In Piranesi's intentions in composing, the fireplace becomes a pretext and a display of his own complex cultural system of reference related to stylistic elements derived from Egyptian, Etruscan, Greek and Roman architecture. Similarly, Andrea Sala exhibits a series of sculptural groups that, together, they stage the same idea of display as a system for presenting his own personal world of forms.
As in Piranesi’s works, where the point of view is strictly determined by the author, even Sala invites to interact with the works from a vantage point, proposing a specific approach concerning the surrounding shapes. In fact, in his displays, the artist inserts a series of sculptural bases that also serve as seats for the spectator; out-and-out 'pedestals' that project and integrate him into the work.
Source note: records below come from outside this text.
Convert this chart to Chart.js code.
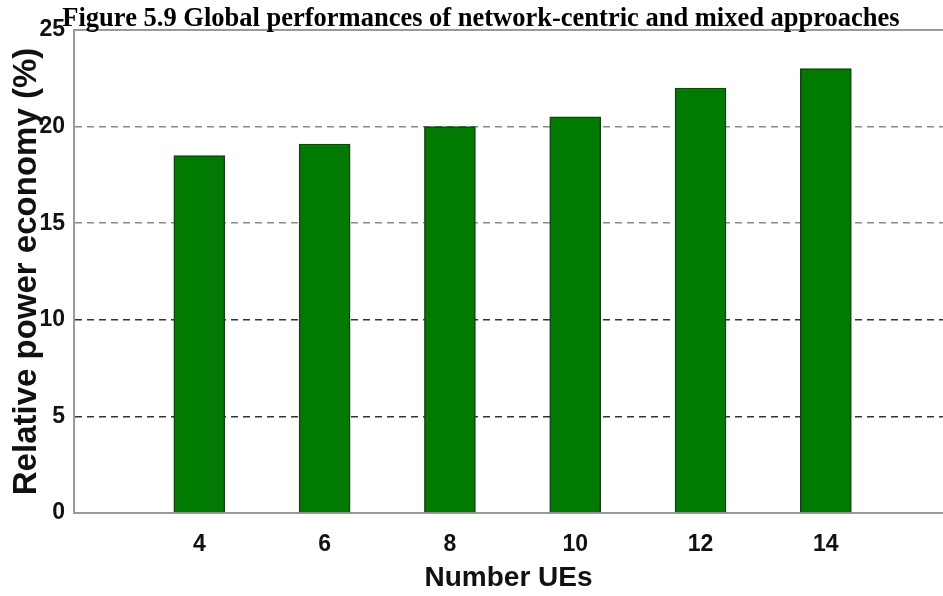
<!DOCTYPE html>
<html>
<head>
<meta charset="utf-8">
<script src="https://cdn.jsdelivr.net/npm/chart.js@4.4.1/dist/chart.umd.min.js"></script>
<style>
  body { margin: 0; background: #fff; }
  #wrap { width: 943px; height: 596px; }
</style>
</head>
<body>
<div id="wrap"><canvas id="chart" width="943" height="596"></canvas></div>
<script>
let figTitle = "Figure 5.9 Global performances of network-centric and mixed approaches"
let ues = [4, 6, 8, 10, 12, 14]           // Number UEs
let economy = [18.5, 19.1, 20.0, 20.5, 22.0, 23.0]  // Relative power economy (%)
let yTicks = [0, 5, 10, 15, 20, 25]

// figure caption sits over the top of the plot, so draw it after everything
let captionPlugin = {
    id: 'caption',
    afterDraw(chart) {
        let c = chart.ctx
        c.save()
        c.font = 'bold 26.5px "Liberation Serif"'
        c.fillStyle = '#000'
        c.textAlign = 'center'
        c.textBaseline = 'alphabetic'
        c.fillText(figTitle, 481, 26)
        c.restore()
    }
}

let tickFont = { family: '"Liberation Sans", Arial', weight: 'bold', size: 23 }

let ctx = document.getElementById('chart').getContext('2d')
new Chart(ctx, {
    type: 'bar',
    data: {
        datasets: [{
            data: ues.map((u, i) => ({ x: u, y: economy[i] })),
            backgroundColor: '#007a00',
            borderColor: '#173f17',
            borderWidth: 1.5,
            borderSkipped: 'bottom',
            barThickness: 51
        }]
    },
    options: {
        responsive: false,
        animation: false,
        layout: { padding: { top: 30, right: 0, left: 0, bottom: 0 } },
        plugins: { legend: { display: false }, tooltip: { enabled: false } },
        scales: {
            x: {
                type: 'linear',
                offset: false,
                min: 2,
                max: 15.87,
                afterBuildTicks: (s) => { s.ticks = ues.map(v => ({ value: v })) },
                afterFit: (s) => { s.height = 83 },
                grid: { display: false, offset: false },
                border: { display: true, color: '#9a9a9a', width: 2 },
                ticks: {
                    color: '#111',
                    font: tickFont,
                    padding: 10,
                    maxRotation: 0
                },
                title: {
                    display: true,
                    text: 'Number UEs',
                    color: '#111',
                    font: { family: '"Liberation Sans", Arial', weight: 'bold', size: 28, lineHeight: 1 },
                    padding: { top: 0, bottom: 4 }
                }
            },
            x2: {
                type: 'linear',
                position: 'top',
                offset: false,
                min: 2,
                max: 15.87,
                afterFit: (s) => { s.height = 0 },
                grid: { display: false },
                border: { display: true, color: '#9a9a9a', width: 2 },
                ticks: { display: false }
            },
            y: {
                min: 0,
                max: 25,
                afterBuildTicks: (s) => { s.ticks = yTicks.map(v => ({ value: v })) },
                afterFit: (s) => { s.width = 74 },
                grid: {
                    drawTicks: false,
                    lineWidth: 1.5,
                    color: (c) => {
                        let v = c.tick.value
                        if (v == 0 || v == 25) return 'rgba(0,0,0,0)'
                        return v >= 15 ? '#8a8a8a' : '#333'
                    }
                },
                border: { display: true, color: '#9a9a9a', width: 2, dash: [7, 5] },
                ticks: {
                    color: '#111',
                    font: tickFont,
                    padding: 9
                },
                title: {
                    display: true,
                    text: 'Relative power economy (%)',
                    color: '#111',
                    font: { family: '"Liberation Sans", Arial', weight: 'bold', size: 33, lineHeight: 1.2 },
                    padding: { top: 7, bottom: 0 }
                }
            }
        }
    },
    plugins: [captionPlugin]
})
</script>
</body>
</html>
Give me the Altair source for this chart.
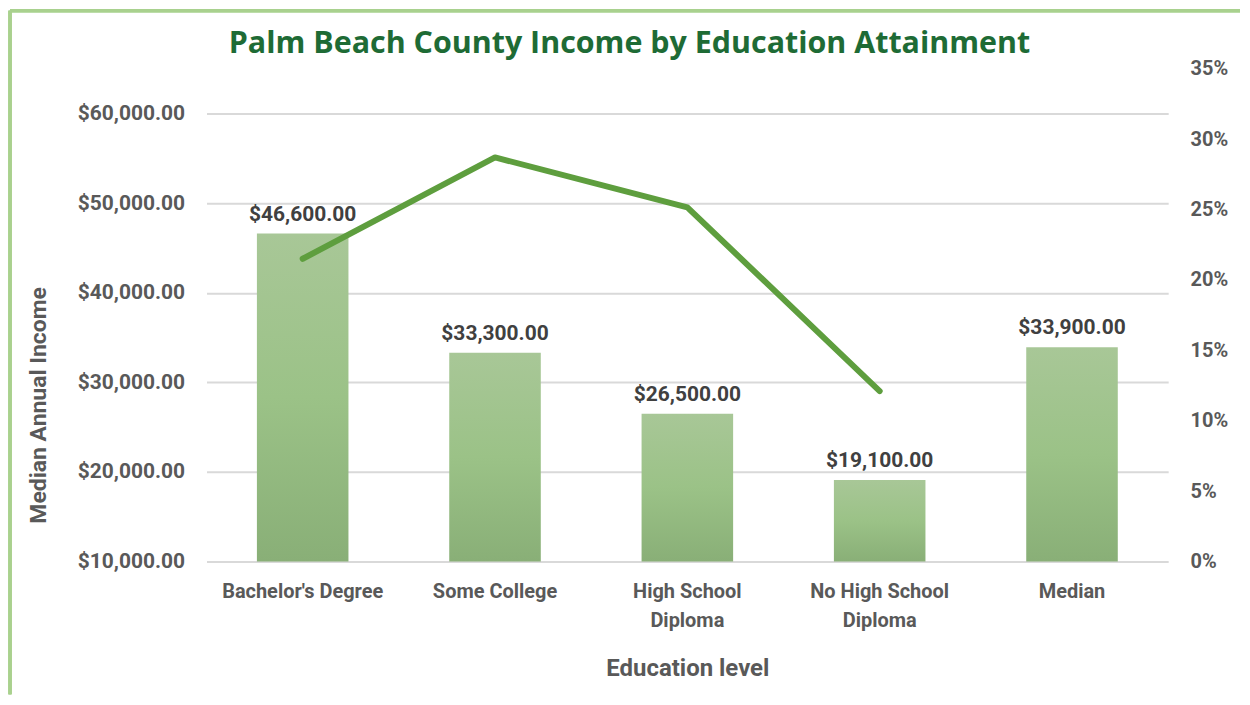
import altair as alt
import pandas as pd

categories = ["Bachelor's Degree", "Some College", "High School Diploma",
              "No High School Diploma", "Median"]
median_income = [46600, 33300, 26500, 19100, 33900]
share = [0.215, 0.287, 0.2515, 0.121, None]

income_ticks = [10000, 20000, 30000, 40000, 50000, 60000]
share_ticks = [0, 0.05, 0.10, 0.15, 0.20, 0.25, 0.30, 0.35]

df = pd.DataFrame({"level": categories, "income": median_income, "share": share})

W, H = 964, 494
LABEL_GRAY = "#595959"
FONT = "Roboto"

label_expr = ("datum.value == 'High School Diploma' ? ['High School', 'Diploma'] : "
              "datum.value == 'No High School Diploma' ? ['No High School', 'Diploma'] : datum.value")

x_enc = alt.X(
    "level:N", sort=categories, title="Education level",
    scale=alt.Scale(paddingInner=0.524, paddingOuter=0.262),
    axis=alt.Axis(labelAngle=0, labelExpr=label_expr, domain=False, ticks=False,
                  labelPadding=20, labelFont=FONT, labelFontSize=20, labelFontWeight="bold",
                  labelColor=LABEL_GRAY, labelLineHeight=29,
                  titleFont=FONT, titleFontSize=24, titleFontWeight="bold",
                  titleColor=LABEL_GRAY, titlePadding=26),
)

income_scale = alt.Scale(domain=[10000, 65000], nice=False, zero=False)
y_income = alt.Y(
    "income:Q",
    scale=income_scale,
    axis=alt.Axis(values=income_ticks, format="$,.2f", grid=True, gridColor="#D9D9D9",
                  gridWidth=2, domain=False, ticks=False, labelPadding=22,
                  labelFont=FONT, labelFontSize=21, labelFontWeight="bold",
                  labelColor=LABEL_GRAY, title="Median Annual Income",
                  titleFont=FONT, titleFontSize=23, titleFontWeight="bold",
                  titleColor=LABEL_GRAY, titleX=-168, titleY=337,
                  titleAlign="center", titleBaseline="middle", titleAngle=270),
)

gradient = alt.LinearGradient(
    gradient="linear", x1=0, x2=0, y1=0, y2=1,
    stops=[alt.GradientStop(color="#A8C797", offset=0),
           alt.GradientStop(color="#9BC287", offset=0.5),
           alt.GradientStop(color="#89AF77", offset=1)],
)

bars = alt.Chart(df).mark_bar(color=gradient).encode(
    x=x_enc, y=y_income, y2=alt.datum(10000)
)

labels = alt.Chart(df).mark_text(
    baseline="bottom", dy=-9, font=FONT, fontSize=21, fontWeight="bold", color="#404040"
).encode(x=x_enc, y=y_income, text=alt.Text("income:Q", format="$,.2f"))

left = alt.layer(bars, labels)

line = alt.Chart(df).mark_line(
    color="#5E9E3E", strokeWidth=6, strokeCap="round", strokeJoin="round"
).encode(
    x=x_enc,
    y=alt.Y("share:Q", scale=alt.Scale(domain=[0, 0.35], nice=False),
            axis=alt.Axis(orient="right", values=share_ticks, format=".0%", grid=False,
                          domain=False, ticks=False, labelPadding=22,
                          labelFont=FONT, labelFontSize=20, labelFontWeight="bold",
                          labelColor=LABEL_GRAY, title=None)),
)

border_color = "#A9D18E"
top_border = alt.Chart(df).mark_rule(color=border_color, strokeWidth=3).encode(
    x=alt.value(-197), x2=alt.value(1036), y=alt.value(-58)
)
left_border = alt.Chart(df).mark_rule(color=border_color, strokeWidth=3).encode(
    x=alt.value(-197), y=alt.value(-58), y2=alt.value(627)
)

chart = alt.layer(left, line, top_border, left_border).resolve_scale(y="independent").properties(
    width=W, height=H,
    padding={"left": 0, "top": 0, "right": 0, "bottom": 0},
    title=alt.TitleParams(
        "Palm Beach County Income by Education Attainment",
        font="Open Sans", fontSize=30.5, fontWeight="bold", color="#1E6B35",
        anchor="middle", frame="group", dx=-58, dy=62, offset=12,
    ),
).configure_view(strokeWidth=0, stroke="transparent")

chart.save("out.html", embed_options={"renderer": "svg", "actions": False})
Widening to the viewer the relationship between the exhibition path and the forms contained in it, the artist optimizes the potential of the space and suggests a guided experience of the whole exhibition.
In the repertoire of Piranesi’s production, the representation of 'smokes' is the central element of the whole illustration. The spirals of smoke entered in the mouth of the fireplaces are in fact the only organic element that breaks the formal rigidity of the composition. To achieve them, the engraver does not indulge himself in any expressive freedom but designs and sketches them in a plastic way, breaking down their form upon out-and-out contours. In his displays, Sala brings into focus a sculpture designed according to the same design principles, but shaped through a stratification of plaster castings that are not entirely controllable.
Any other sculptural element that revolves around the three-dimensional 'smokes' by Sala is built from pure geometric shapes - triangle, circle and square - and primary colours, presenting a set of details made using the old method of the acid bath of the engraving plates. However, the formal results achieved by Sala differ between them in two aspects: the intrinsic properties of the selected materials such as copper, bronze, plaster, stone and iron, and the various processes of technique production tested in the workroom by the artist. These forms, originally designed without any narrative intent, allude now to a series of signals directed to the visitor, being converted into a new geography and a new opportunity to beat the time within the space.